The Court also found common issues with respect to Plaintiffs’ hostile environment claims. Plaintiff submitted “voluminous testimony, affidavits, and the EEOC Investigative Memorandum” showing that supervisors at two job sites made offensive comments, and Plaintiffs claimed that they saw offensive graffiti in portable toilets and saw “hangman’s nooses” at three other sites. The Court concluded that “Plaintiffs’ evidence demonstrates that there is a common issue of fact as to whether Walsh management knew of its supervisors’ harassing conduct . . . and yet allowed supervisors to act with unfettered discretion on the job.” Id. at 20.
Impact Of The Bolden Decision
Bolden is one of the first opinions applying McReynolds. After McReynolds, we predicted that employers could expect to see plaintiffs' lawyers attempting to repackage claims that attack discretionary decision-making as claims that attack a company-wide policy that allows managers to exercise discretion in a certain, allegedly discriminatory, manner. After Bolden, employers can continue to expect the plaintiffs’ class action bar to use McReynolds in this and perhaps even broader ways.

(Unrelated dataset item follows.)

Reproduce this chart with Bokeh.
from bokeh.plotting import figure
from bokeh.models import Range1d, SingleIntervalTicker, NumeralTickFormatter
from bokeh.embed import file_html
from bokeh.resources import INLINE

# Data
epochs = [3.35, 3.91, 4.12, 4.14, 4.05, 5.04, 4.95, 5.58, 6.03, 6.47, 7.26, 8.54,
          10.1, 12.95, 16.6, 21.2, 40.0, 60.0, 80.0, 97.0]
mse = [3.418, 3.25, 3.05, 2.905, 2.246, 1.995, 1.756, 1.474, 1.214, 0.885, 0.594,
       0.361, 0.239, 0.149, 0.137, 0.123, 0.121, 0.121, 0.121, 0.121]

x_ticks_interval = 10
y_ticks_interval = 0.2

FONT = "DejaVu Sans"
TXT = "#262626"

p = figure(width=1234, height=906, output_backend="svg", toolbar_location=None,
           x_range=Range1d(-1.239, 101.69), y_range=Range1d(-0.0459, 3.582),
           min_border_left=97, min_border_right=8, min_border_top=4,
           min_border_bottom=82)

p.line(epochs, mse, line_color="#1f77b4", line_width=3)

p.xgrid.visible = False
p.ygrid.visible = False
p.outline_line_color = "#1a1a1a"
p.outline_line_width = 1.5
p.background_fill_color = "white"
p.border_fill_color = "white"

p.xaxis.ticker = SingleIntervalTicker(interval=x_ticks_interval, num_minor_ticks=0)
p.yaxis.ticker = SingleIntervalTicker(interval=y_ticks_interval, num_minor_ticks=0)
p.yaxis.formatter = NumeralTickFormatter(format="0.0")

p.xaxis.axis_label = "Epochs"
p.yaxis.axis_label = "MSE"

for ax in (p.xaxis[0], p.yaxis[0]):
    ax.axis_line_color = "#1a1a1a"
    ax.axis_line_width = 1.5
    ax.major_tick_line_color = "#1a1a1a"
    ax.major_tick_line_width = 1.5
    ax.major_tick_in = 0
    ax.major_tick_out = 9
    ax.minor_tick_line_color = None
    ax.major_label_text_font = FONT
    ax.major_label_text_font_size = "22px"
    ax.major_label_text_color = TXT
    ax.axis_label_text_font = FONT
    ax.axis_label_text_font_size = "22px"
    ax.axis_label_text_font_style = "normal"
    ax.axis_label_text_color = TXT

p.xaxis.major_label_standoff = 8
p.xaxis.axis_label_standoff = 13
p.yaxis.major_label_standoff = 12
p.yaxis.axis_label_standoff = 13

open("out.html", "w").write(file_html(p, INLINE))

Although Judge Lefkow’s decision is not binding on other district courts, if other judges take a similarly broad view of McReynolds, it could represent a game-changing limitation on Wal-Mart. Judge Lefkow relied on McReynolds to marginalize the Supreme Court’s decision in Wal-Mart – limiting much of its impact to situations involving super-sized or otherwise unmanageable classes. Judge Lefkow proceeded to find commonality in a situation that Wal-Mart seemed to place off-limits – a situation where the alleged common policy involved delegating virtually unfettered discretion to local managers. She also certified a workplace harassment claim, which most had thought post-Wal-Mart would never survive a commonality analysis.